11/03/09
Com uma pauta de exportações voltada para vários destinos e focada em alimentos, o Brasil vem conseguindo escapar do colapso do comércio mundial
GUSTAVO GANTOIS E HUGO CILO
EXPORTAÇÃO DESCENTRALIZADA: o Brasil reduziu a dependência dos EUA. A fatia caiu de 30% para 12% em dez anos
O TERREMOTO CAUSADO pela crise financeira internacional – que não tem respeitado fronteiras – está redesenhando o mapa-múndi do comércio global. E os países altamente industrializados, as maiores vítimas, têm assistido a suas exportações afundarem a uma velocidade impressionante. Nos primeiros dois meses do ano, as vendas externas do Japão caíram 46%, em comparação ao primeiro bimestre de 2008. Na Alemanha, a maior exportadora do planeta, o tombo foi de 56,7%, em função da brusca freada nas vendas de carros como BMW, Audi, Mercedes-Benz e Porsche. Em Taiwan e na Coreia do Sul, houve recuo de 40%. As exportações do México, que destina mais de 90% de suas vendas aos vizinhos americanos, inclusive automóveis, despencaram quase 60%.
Dito isso, como fica o Brasil? Também não escapou incólume, porém está em condição, digamos, menos preocupante. Números da balança comercial, divulgados dias atrás, mostram que as exportações brasileiras recuaram 20,9% neste ano. Em outros tempos, seria motivo de pânico, mas hoje não é se for comparado ao resto do mundo. O País ainda se deu ao luxo, ajudado pelo recuo de mais de 30% nas importações, de contabilizar superávit de saldo comercial de US$ 1,7 bilhão. E as exportações já dão sinais de reação.
O que explica isso? Dois fatores, na verdade. O primeiro é o fato de o Brasil ser o que os diplomatas definem como um “global player”. Tem vendas diversificadas para várias regiões do mundo e os emergentes vêm crescendo na pauta brasileira. O segundo é o fato de as exportações brasileiras estarem muito concentradas em alimentos – um setor que sofre menos o impacto da crise. “Ironicamente, aquilo que sempre criticamos no passado, a falta de sofisticação e a descentralização das exportações, é o que dá ao País uma relativa estabilidade hoje. Seria exagero dizer que estamos bem, mas podemos afirmar que estamos melhor que os outros.
No Brasil, isso é uma novidade”, disse à DINHEIRO o vice-presidente da Associação de Comércio Exterior do Brasil (AEB), José Augusto de Castro. O presidente do Conselho dos Exportadores de Café do Brasil (Cecafé), Guilherme Braga, compartilha essa opinião. “Ninguém deixa de comer na crise. Como somos exportadores de produtos de baixo valor unitário, somos menos afetados”, disse ele. O quilo do café custa hoje no mercado internacional cerca de US$ 8, o suficiente para mais de 100 xícaras.

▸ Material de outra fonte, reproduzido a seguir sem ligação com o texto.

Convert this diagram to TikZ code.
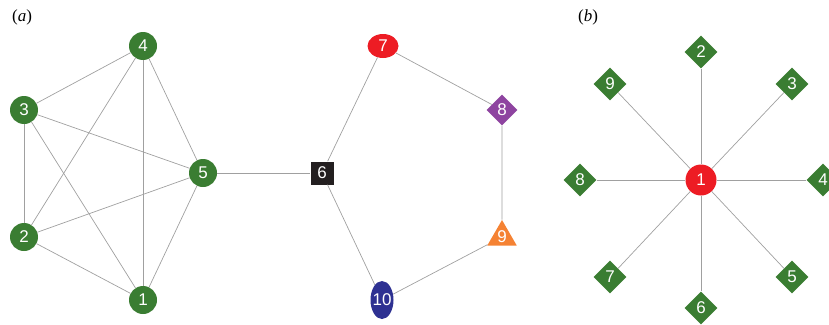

Mesmo entre as empresas que não exportam alimentos, existe ainda quem enxerga crescimento.
A Saint- Gobain Sekurit, fabricante de vidros automotivos, pretende aproveitar as transformações do comércio mundial para conquistar mercados. Segundo o diretor-geral da empresa no Brasil, Manuel Corrêa, as exportações para a Europa devem passar dos atuais 5% da produção para até 25% em 2010, graças à busca de novos parceiros no Velho Continente. “A questão cambial ampliou a competitividade do Brasil lá fora. Não somos os mais baratos, ao comparar com China e Índia, mas levamos vantagem porque temos uma boa reputação”, afirmou. “Independentemente da crise, o País continuará conquistando mercados. Respondemos rápido às necessidades dos clientes.”
A afirmação de Corrêa faz sentido. O País tem avançado a passos firmes na busca de novos parceiros e na descentralização das exportações. Há até dez anos, a pauta brasileira estava concentrada em mercado tradicionais, como os Estados Unidos e a Europa. O primeiro respondia por mais de 30% das vendas nacionais e o bloco europeu representava uma parcela semelhante.
Hoje, o mercado americano atende apenas 12% das exportações, o menor nível em 50 anos, e a União Europeia encontra-se estagnada na casa dos 24%. “Não há mais um país que seja preponderantemente responsável por resultados isolados”, atesta o embaixador Sergio Amaral, ex-ministro do Desenvolvimento. “A decisão mais acertada foi a de investir na diversidade de novos destinos comerciais.”